Non è demansionamento se, in caso di ristrutturazione aziendale, il datore di lavoro ricolloca il lavoratore in attività equivalenti presso altri siti produttivi.
Lo stabilisce l’ordinanza n. 17634 del 1° luglio 2019 della Corte di Cassazione.
A tal proposito, qualora il lavoratore rifiuti l’assegnazione ad altre mansioni, al medesimo livello di inquadramento, il datore non viola i principi dettati dallo ius variandi (articolo 2103 del codice civile, modificato dal Jobs Act D.lgs. n. 81 del 2015) che consente la possibilità in caso di modifica degli assetti organizzativi aziendali, di assegnare al lavoratore mansioni anche appartenenti ad un livello di inquadramento inferiore, purché rientranti nella medesima categoria legale.

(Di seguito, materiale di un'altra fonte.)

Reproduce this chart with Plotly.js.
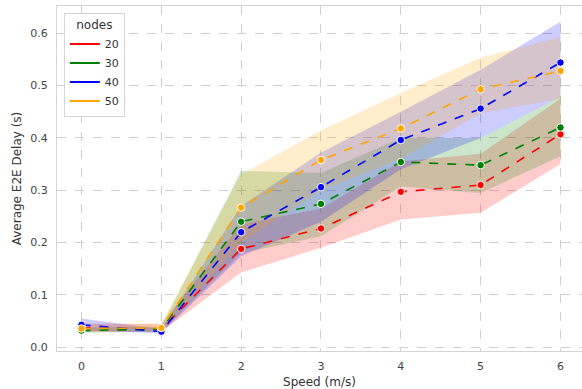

Nel caso di specie, a seguito di una riorganizzazione, una lavoratrice lamentava di essere stata demansionata dopo che, avendo rifiutato di svolgere, presso altre sedi dell’azienda, incarichi analoghi a quelli eseguiti fino a quel momento, si era vista assegnare mansioni inferiori.

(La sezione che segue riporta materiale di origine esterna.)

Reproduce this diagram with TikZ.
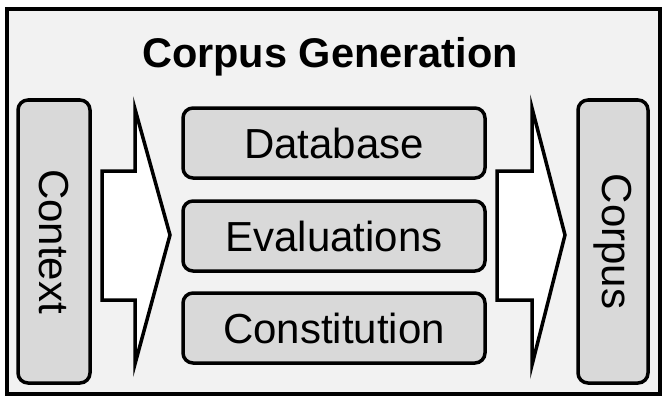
\documentclass[tikz,border=0pt]{standalone}
\usepackage{fontspec}
\setmainfont{Liberation Sans}
\definecolor{bggray}{HTML}{F2F2F2}
\definecolor{boxgray}{HTML}{D9D9D9}
\begin{document}
\begin{tikzpicture}[x=1pt,y=-1pt,
  box/.style={draw=black, line width=3.5pt, fill=boxgray, rounded corners=10pt, inner sep=0pt, font=\fontsize{42}{50}\selectfont},
  flow/.style={draw=black, line width=3.5pt, fill=white, line join=miter}]
\useasboundingbox (0,0) rectangle (667,404);
\draw[line width=4pt, fill=bggray] (7,9) rectangle (660,394);
\node[font=\bfseries\fontsize{41.5}{50}\selectfont, anchor=base] (title) at (330,67) {Corpus Generation};
\node[box, minimum width=302pt, minimum height=70pt] (db) at (334,143) {Database};
\node[box, minimum width=302pt, minimum height=70pt] (ev) at (334,236) {Evaluations};
\node[box, minimum width=302pt, minimum height=70pt] (co) at (334,328) {Constitution};
\node[box, rotate=-90, minimum width=283pt, minimum height=72pt] (ctx) at (54,241.5) {Context};
\node[box, rotate=-90, minimum width=283pt, minimum height=70pt] (crp) at (613,241.5) {Corpus};
\draw[flow] (102,171) -- (135,171) -- (135,109) -- (170,235) -- (135,364) -- (135,300) -- (102,300) -- cycle;
\draw[flow] (497,171) -- (532,171) -- (532,108) -- (565,235) -- (532,365) -- (532,300) -- (497,300) -- cycle;
\end{tikzpicture}
\end{document}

La Cassazione, confermando la sentenza della Corte di Appello, ha escluso l’inadempimento da parte del datore di lavoro in quanto l’azienda, con lo scopo di salvaguardare la professionalità della lavoratrice, aveva proceduto a ricercare due posizioni equivalenti da lei non accettate e, per tali motivi, le erano sono state assegnate mansioni in parte non corrispondenti a quelle svolte precedentemente.